Much of America is deeply racist, by which I mean not white hoods and bullwhips (that is superficial in a sense), but rather fundamentally trained, educated and raised to either fear black or look down on them. Evidence is easy to find, of course. “Look at those people. They live in squalor and commit crimes. They don’t even know who their parents are. I’m not racist but just look!” The same sort of deep undercurrent exists for antisemitism; it is deeply ingrained in subtle cultural memes and beliefs.
These antisemitic memes and beliefs were more prevalent and public in Europe so it was much easier to organize the Holocaust. Germanic peoples had a long history or antisemitism, as did the Slavs and Russians. From frequent pogroms and purges to wholesale slaughter required a modernized army and industry, though.
Could we have a holocaust n America? Jews, Latinos, Blacks, Asians and Catholics slaughtered en masse? It seems inconceivable until you watch a MAGA rally or read a right-wing web site.
UNTIL
Greg,
Not everyone is as well-informed as you.
Also, Greg, you left out Hitler’s roundup of gays, who wore pink armbands.
Diane Also, unless I missed it, Burns’ documentary left out how totally apoplectic Stalin was when Hitler invaded Russia, after he had signed a non-aggression pact. It reflects, however, Stalin’s own speeches about the death of the conscience as well as, in our time, the complete depravity of Putin. CBK
I recorded all episodes!!! Sadly, when we watched ep. 2 & 3 were the same ! Did anyone else have this issue??!
Will it be shown again soon??? What happened???

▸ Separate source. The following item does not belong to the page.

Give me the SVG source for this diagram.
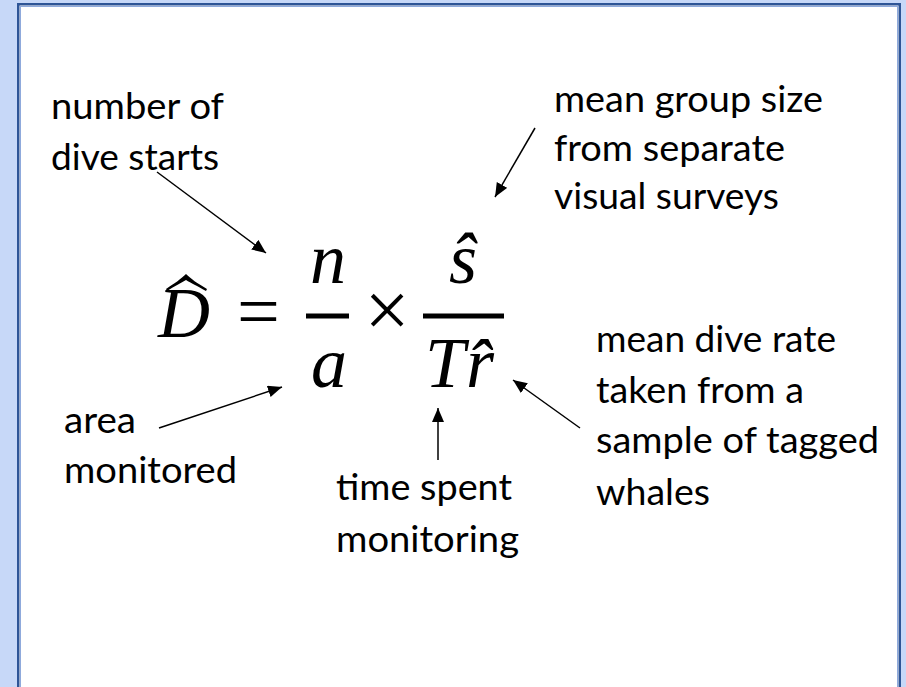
<svg xmlns="http://www.w3.org/2000/svg" width="906" height="687" viewBox="0 0 906 687">
<style>
.lbl{font-family:Lato,"Open Sans","Liberation Sans",sans-serif;font-size:36px;fill:#000}
.m{font-family:"Liberation Serif","DejaVu Serif",serif;font-size:72px;font-style:italic;fill:#000}
.op{font-family:"Liberation Serif","DejaVu Serif",serif;fill:#000}
.conn line{stroke:#000;stroke-width:1.5;marker-end:url(#ah)}
</style>
<defs>
<marker id="ah" markerUnits="userSpaceOnUse" markerWidth="16" markerHeight="14" refX="14" refY="6" orient="auto">
<path d="M0,0 L14,6 L0,12 Z" fill="#000"/>
</marker>
</defs>
<rect x="0" y="0" width="906" height="687" fill="#C7D8F8"/>
<rect x="18.25" y="4.25" width="881.5" height="700" fill="#fff" stroke="#2E5597" stroke-width="2.5"/>
<rect x="20.5" y="6.5" width="877" height="700" fill="none" stroke="#8FAADC" stroke-width="1"/>

<g id="formula">
<text class="m" x="158" y="337">D</text>
<path d="M166,289 C175,283 181,279 186,274 C191,279 197,283 207,289 L206,291 C197,286 191,283 186,280 C181,283 175,286 167,291 Z" fill="#000"/>
<text class="op" x="258.5" y="337" font-size="76" text-anchor="middle">=</text>
<text class="m" x="328" y="283" text-anchor="middle">n</text>
<rect x="306" y="313.5" width="43" height="5" fill="#000"/>
<text class="m" x="329" y="387" text-anchor="middle">a</text>
<text class="op" x="387" y="337" font-size="80" text-anchor="middle">×</text>
<text class="m" x="463" y="283" text-anchor="middle">ŝ</text>
<rect x="423" y="313.5" width="81" height="5" fill="#000"/>
<text class="m" x="425" y="387">T<tspan dx="5">r̂</tspan></text>
</g>

<g id="label-dive-starts">
<text class="lbl" x="51" y="119" textLength="173" lengthAdjust="spacingAndGlyphs">number of</text>
<text class="lbl" x="51" y="170" textLength="168" lengthAdjust="spacingAndGlyphs">dive starts</text>
</g>
<g id="label-group-size">
<text class="lbl" x="554" y="112" textLength="269" lengthAdjust="spacingAndGlyphs">mean group size</text>
<text class="lbl" x="554" y="161" textLength="231" lengthAdjust="spacingAndGlyphs">from separate</text>
<text class="lbl" x="554" y="209" textLength="225" lengthAdjust="spacingAndGlyphs">visual surveys</text>
</g>
<g id="label-area">
<text class="lbl" x="64" y="433" textLength="72" lengthAdjust="spacingAndGlyphs">area</text>
<text class="lbl" x="64" y="483" textLength="173" lengthAdjust="spacingAndGlyphs">monitored</text>
</g>
<g id="label-time">
<text class="lbl" x="336" y="500" textLength="176" lengthAdjust="spacingAndGlyphs">time spent</text>
<text class="lbl" x="336" y="552" textLength="183" lengthAdjust="spacingAndGlyphs">monitoring</text>
</g>
<g id="label-dive-rate">
<text class="lbl" x="596" y="352" textLength="240" lengthAdjust="spacingAndGlyphs">mean dive rate</text>
<text class="lbl" x="596" y="403" textLength="208" lengthAdjust="spacingAndGlyphs">taken from a</text>
<text class="lbl" x="596" y="453" textLength="283" lengthAdjust="spacingAndGlyphs">sample of tagged</text>
<text class="lbl" x="596" y="505" textLength="114" lengthAdjust="spacingAndGlyphs">whales</text>
</g>

<g id="connectors" class="conn">
<line x1="157" y1="172" x2="266" y2="253"/>
<line x1="535" y1="128" x2="495" y2="197"/>
<line x1="159" y1="428" x2="282" y2="387"/>
<line x1="438" y1="460" x2="438" y2="408"/>
<line x1="580" y1="428" x2="513" y2="380"/>
</g>
</svg>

Powerful, and very moving. I would expect nothing less from Ken Burns. Does anyone wonder how the Germans were so good at identifying Jewish origin. I was surprised that Ken Burns did not touch on IBM’s involvement in the holocaust. How the Hollerith machines and punch cards that were used to track generations of Jews through National Census. The documentary was excellent, some of the video was very harsh, but needed to be seen by a wide audience… Less we never forget.
I noticed that. I kept expecting it come up. I wonder why he left this out. It seems like a significant oversight.